▸ Requirement
Print exactly the lines from the first one down to the line containing "fit_x = [3.1, 24.2]", both ends included, with no pictures and nothing else.

▸ Information shown

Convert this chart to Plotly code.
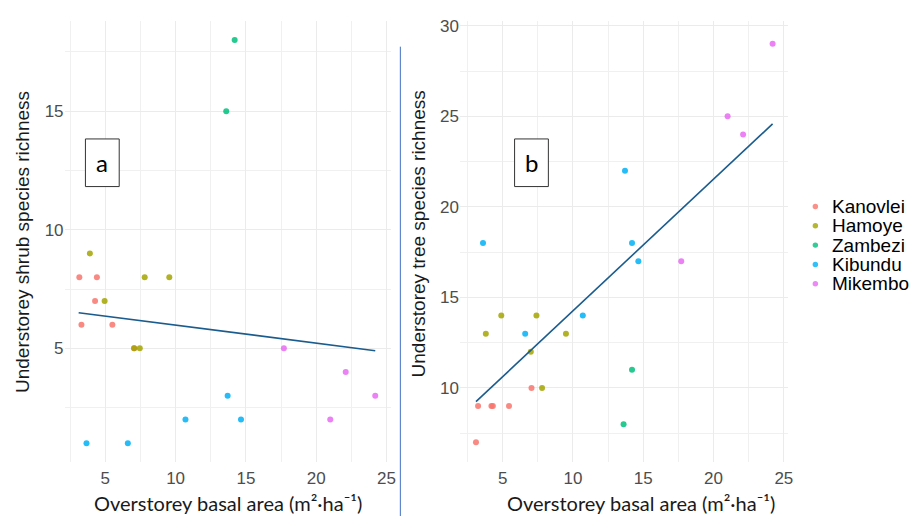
import plotly.graph_objects as go

sites = ["Kanovlei", "Hamoye", "Zambezi", "Kibundu", "Mikembo"]
colors = ["#F8766D", "#A3A500", "#00BF7D", "#00B0F6", "#E76BF3"]

# Panel a: understorey shrub species richness
shrub_x = {
    "Kanovlei": [3.15, 4.4, 4.27, 3.3, 5.5, 7.05],
    "Hamoye": [3.9, 7.8, 9.55, 4.95, 7.45, 7.05],
    "Zambezi": [14.2, 13.6],
    "Kibundu": [3.66, 6.6, 10.7, 14.65, 13.7],
    "Mikembo": [17.7, 22.1, 24.2, 21.0],
}
shrub_y = {
    "Kanovlei": [8, 8, 7, 6, 6, 5],
    "Hamoye": [9, 8, 8, 7, 5, 5],
    "Zambezi": [18, 15],
    "Kibundu": [1, 1, 2, 2, 3],
    "Mikembo": [5, 4, 3, 2],
}
# Panel b: understorey tree species richness
tree_x = {
    "Kanovlei": [3.25, 4.2, 4.3, 5.45, 3.1, 7.05],
    "Hamoye": [3.8, 4.9, 7.4, 9.5, 7.0, 7.8],
    "Zambezi": [14.2, 13.6],
    "Kibundu": [3.6, 13.7, 14.2, 14.65, 10.7, 6.6],
    "Mikembo": [24.2, 21.0, 22.1, 17.7],
}
tree_y = {
    "Kanovlei": [9, 9, 9, 9, 7, 10],
    "Hamoye": [13, 14, 14, 13, 12, 10],
    "Zambezi": [11, 8],
    "Kibundu": [18, 22, 18, 17, 14, 13],
    "Mikembo": [29, 25, 24, 17],
}
# linear fits (intercept, slope) and x extent
fit_a = [6.74, -0.076]
fit_b = [6.99, 0.727]
fit_x = [3.1, 24.2]

x_title = "Overstorey basal area (m²·ha⁻¹)"
ya_title = "Understorey shrub species richness"
yb_title = "Understorey tree species richness"

fig = go.Figure()
for s, c in zip(sites, colors):
    fig.add_trace(go.Scatter(x=shrub_x[s], y=shrub_y[s], mode="markers", name=s,
                             marker=dict(color=c, size=6, opacity=0.85),
                             xaxis="x", yaxis="y", showlegend=False))
    fig.add_trace(go.Scatter(x=tree_x[s], y=tree_y[s], mode="markers", name=s,
                             marker=dict(color=c, size=6, opacity=0.85),
                             xaxis="x2", yaxis="y2", showlegend=False))

fig.add_trace(go.Scatter(x=fit_x, y=[fit_a[0] + fit_a[1] * v for v in fit_x], mode="lines",
                         line=dict(color="#1B5C8E", width=1.6), xaxis="x", yaxis="y", showlegend=False))
fig.add_trace(go.Scatter(x=fit_x, y=[fit_b[0] + fit_b[1] * v for v in fit_x], mode="lines",
                         line=dict(color="#1B5C8E", width=1.6), xaxis="x2", yaxis="y2", showlegend=False))

tickfont = dict(family="Liberation Sans, Arial", size=17, color="#4D4D4D")
common = dict(showline=False, zeroline=False, ticks="", tickfont=tickfont,
              gridcolor="#EBEBEB", gridwidth=1,
              minor=dict(showgrid=True, gridcolor="#F0F0F0", gridwidth=1))

ydom = [54 / 516, 499 / 516]
fig.update_layout(
    width=912, height=516, autosize=False,
    margin=dict(l=0, r=0, t=0, b=0),
    paper_bgcolor="white", plot_bgcolor="white",
    xaxis=dict(domain=[65 / 912, 394 / 912], range=[2.1, 25.35], dtick=5, tick0=0,
               minor_dtick=2.5, anchor="y", ticklabelstandoff=4, **common),
    yaxis=dict(domain=ydom, range=[0.19, 18.81], dtick=5, tick0=0,
               minor_dtick=2.5, anchor="x", **common),
    xaxis2=dict(domain=[463 / 912, 793 / 912], range=[1.96, 25.28], dtick=5, tick0=0,
                minor_dtick=2.5, anchor="y2", ticklabelstandoff=4, **common),
    yaxis2=dict(domain=ydom, range=[5.89, 30.27], dtick=5, tick0=0,
                minor_dtick=2.5, anchor="x2", **common),
    showlegend=False,
)

def ctext(text, x, y, font, angle=0):
    return dict(text=text, x=x / 912, y=(516 - y) / 516, xref="paper", yref="paper",
                xanchor="center", yanchor="middle", textangle=angle, showarrow=False, font=font)

xfont = dict(family="Lato", size=20, color="#1a1a1a")
yfont = dict(family="Liberation Sans, Arial", size=19, color="#1a1a1a")
ann = [
    ctext(x_title, 230, 503, xfont),
    ctext(x_title, 645, 503, xfont),
    ctext(ya_title, 22, 240, yfont, -90),
    ctext(yb_title, 421, 232, yfont, -90),
    ctext("a", 103, 160, dict(family="Lato", size=24, color="black")),
    ctext("b", 535, 160, dict(family="Lato", size=24, color="black")),
]

shapes = []
for x0, x1 in [(86, 120), (518, 552)]:
    shapes.append(dict(type="rect", xref="paper", yref="paper",
                       x0=x0 / 912, x1=x1 / 912, y0=(516 - 184) / 516, y1=(516 - 136) / 516,
                       line=dict(color="#333333", width=1), fillcolor="white"))
shapes.append(dict(type="line", xref="paper", yref="paper", x0=403 / 912, x1=403 / 912,
                   y0=0, y1=(516 - 43) / 516, line=dict(color="#4472C4", width=1)))

# legend
row_y = [204.0, 223.5, 243.0, 262.5, 282.0]
for s, c, ry in zip(sites, colors, row_y):
    shapes.append(dict(type="circle", xref="paper", yref="paper",
                       x0=818 / 912, x1=823.5 / 912, y0=(516 - ry - 2.75) / 516, y1=(516 - ry + 2.75) / 516,
                       fillcolor=c, line=dict(width=0), opacity=0.8))
    ann.append(dict(text=s, x=835 / 912, y=(516 - ry) / 516, xref="paper", yref="paper",
                    xanchor="left", yanchor="middle", showarrow=False,
                    font=dict(family="Liberation Sans, Arial", size=19, color="black")))

fig.update_layout(annotations=ann, shapes=shapes)
fig.write_html("out.html")
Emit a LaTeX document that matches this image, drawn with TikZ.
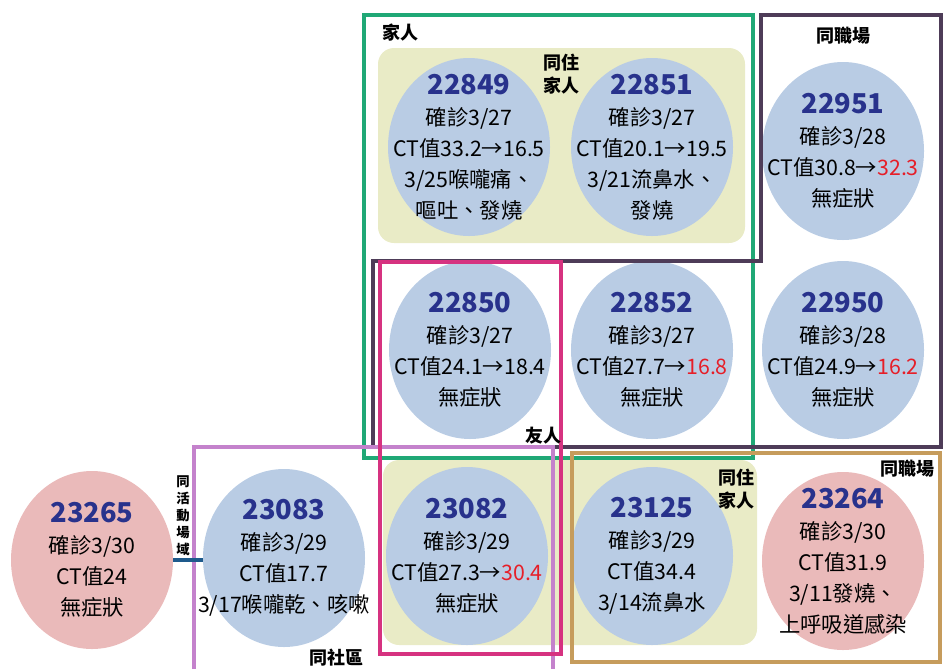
\documentclass[tikz,border=0pt]{standalone}
\usepackage{fontspec}
\setmainfont{Noto Sans CJK TC}
\usetikzlibrary{shapes.geometric}

\definecolor{casefill}{RGB}{185,204,228}
\definecolor{casepink}{RGB}{234,186,186}
\definecolor{homebg}{RGB}{233,235,198}
\definecolor{numblue}{RGB}{40,50,140}
\definecolor{ctred}{RGB}{230,30,40}
\definecolor{famgreen}{RGB}{32,168,118}
\definecolor{workpurple}{RGB}{78,60,88}
\definecolor{friendpink}{RGB}{214,50,128}
\definecolor{areaviolet}{RGB}{196,130,204}
\definecolor{worktan}{RGB}{198,156,92}
\definecolor{linkblue}{RGB}{30,90,140}

\newcommand{\casenum}[1]{{\fontsize{20.5}{26}\selectfont\bfseries\color{numblue}#1}}
\newcommand{\ctup}[1]{\textcolor{ctred}{#1}}

\tikzset{
	case/.style={ellipse, fill=casefill, minimum width=121.5pt, minimum height=133.5pt, inner sep=0pt},
	casered/.style={case, fill=casepink},
	casetext/.style={align=center, inner sep=0pt, font=\fontsize{16}{23.25}\selectfont},
	homebox/.style={fill=homebg, rounded corners=12pt},
	groupline/.style={line width=2.3pt},
	tag/.style={font=\fontsize{13.5}{17}\selectfont\bfseries, align=center, inner sep=0pt},
	link/.style={line width=2.4pt, draw=linkblue},
}

\begin{document}
\begin{tikzpicture}[x=0.75pt,y=-0.75pt]
	\useasboundingbox (0,0) rectangle (944,668);
	% same-household backgrounds
	\fill[homebox] (378,48) rectangle (745,243);
	\fill[homebox] (383,460) rectangle (757,645);
	% cases
	\node[case, label={[casetext]center:{\casenum{22849}\\確診3/27\\CT值33.2→16.5\\3/25喉嚨痛、\\嘔吐、發燒}}] (t22849) at (469,147) {};
	\node[case, label={[casetext]center:{\casenum{22851}\\確診3/27\\CT值20.1→19.5\\3/21流鼻水、\\發燒}}] (t22851) at (652,147) {};
	\node[case, label={[casetext]center:{\casenum{22951}\\確診3/28\\CT值30.8→\ctup{32.3}\\無症狀}}] (t22951) at (843,151) {};
	\node[case, label={[casetext]center:{\casenum{22850}\\確診3/27\\CT值24.1→18.4\\無症狀}}] (t22850) at (470,350) {};
	\node[case, label={[casetext]center:{\casenum{22852}\\確診3/27\\CT值27.7→\ctup{16.8}\\無症狀}}] (t22852) at (652,350) {};
	\node[case, label={[casetext]center:{\casenum{22950}\\確診3/28\\CT值24.9→\ctup{16.2}\\無症狀}}] (t22950) at (843,350) {};
	\node[casered, label={[casetext]center:{\casenum{23265}\\確診3/30\\CT值24\\無症狀}}] (t23265) at (92,560) {};
	\node[case, label={[casetext]center:{\casenum{23083}\\確診3/29\\CT值17.7\\3/17喉嚨乾、咳嗽}}] (t23083) at (284,558) {};
	\node[case, label={[casetext]center:{\casenum{23082}\\確診3/29\\CT值27.3→\ctup{30.4}\\無症狀}}] (t23082) at (467,556) {};
	\node[case, label={[casetext]center:{\casenum{23125}\\確診3/29\\CT值34.4\\3/14流鼻水}}] (t23125) at (652,556) {};
	\node[casered, label={[casetext]center:{\casenum{23264}\\確診3/30\\CT值31.9\\3/11發燒、\\上呼吸道感染}}] (t23264) at (843,561) {};
	% contact groups
	\draw[groupline, famgreen] (364,15) rectangle (753,458);
	\draw[groupline, workpurple] (761,15) -- (941,15) -- (941,447) -- (373,447) -- (373,261) -- (761,261) -- cycle;
	\draw[groupline, areaviolet] (194,672) -- (194,447) -- (553,447) -- (553,672);
	\draw[groupline, friendpink] (380,262) rectangle (561,654);
	\draw[groupline, worktan] (572,453) rectangle (940,662);
	% link between the two event-site cases
	\draw[link] (t23265.east) -- (t23265.east -| t23083.west);
	% group labels
	\node[tag] (famtag) at (400,33) {家人};
	\node[tag] (hometop) at (561,74) {同住\\家人};
	\node[tag] (worktop) at (843,36) {同職場};
	\node[tag] (friendtag) at (543,436) {友人};
	\node[tag] (workbot) at (907,469) {同職場};
	\node[tag] (homebot) at (736,489) {同住\\家人};
	\node[tag] (areatag) at (336,658) {同社區};
	\node[tag, font=\fontsize{10}{12.75}\selectfont\bfseries] (sitetag) at (183,516) {同\\活\\動\\場\\域};
\end{tikzpicture}
\end{document}
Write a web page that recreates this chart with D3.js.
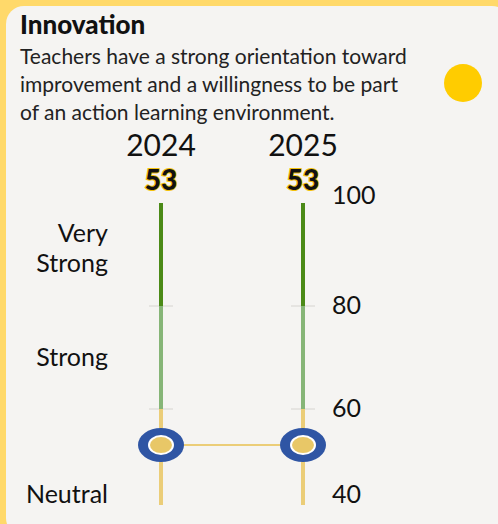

▸ Answer to the problem
Convert this chart to Plotly code.
import plotly.graph_objects as go

sites = ["Kanovlei", "Hamoye", "Zambezi", "Kibundu", "Mikembo"]
colors = ["#F8766D", "#A3A500", "#00BF7D", "#00B0F6", "#E76BF3"]

# Panel a: understorey shrub species richness
shrub_x = {
    "Kanovlei": [3.15, 4.4, 4.27, 3.3, 5.5, 7.05],
    "Hamoye": [3.9, 7.8, 9.55, 4.95, 7.45, 7.05],
    "Zambezi": [14.2, 13.6],
    "Kibundu": [3.66, 6.6, 10.7, 14.65, 13.7],
    "Mikembo": [17.7, 22.1, 24.2, 21.0],
}
shrub_y = {
    "Kanovlei": [8, 8, 7, 6, 6, 5],
    "Hamoye": [9, 8, 8, 7, 5, 5],
    "Zambezi": [18, 15],
    "Kibundu": [1, 1, 2, 2, 3],
    "Mikembo": [5, 4, 3, 2],
}
# Panel b: understorey tree species richness
tree_x = {
    "Kanovlei": [3.25, 4.2, 4.3, 5.45, 3.1, 7.05],
    "Hamoye": [3.8, 4.9, 7.4, 9.5, 7.0, 7.8],
    "Zambezi": [14.2, 13.6],
    "Kibundu": [3.6, 13.7, 14.2, 14.65, 10.7, 6.6],
    "Mikembo": [24.2, 21.0, 22.1, 17.7],
}
tree_y = {
    "Kanovlei": [9, 9, 9, 9, 7, 10],
    "Hamoye": [13, 14, 14, 13, 12, 10],
    "Zambezi": [11, 8],
    "Kibundu": [18, 22, 18, 17, 14, 13],
    "Mikembo": [29, 25, 24, 17],
}
# linear fits (intercept, slope) and x extent
fit_a = [6.74, -0.076]
fit_b = [6.99, 0.727]
fit_x = [3.1, 24.2]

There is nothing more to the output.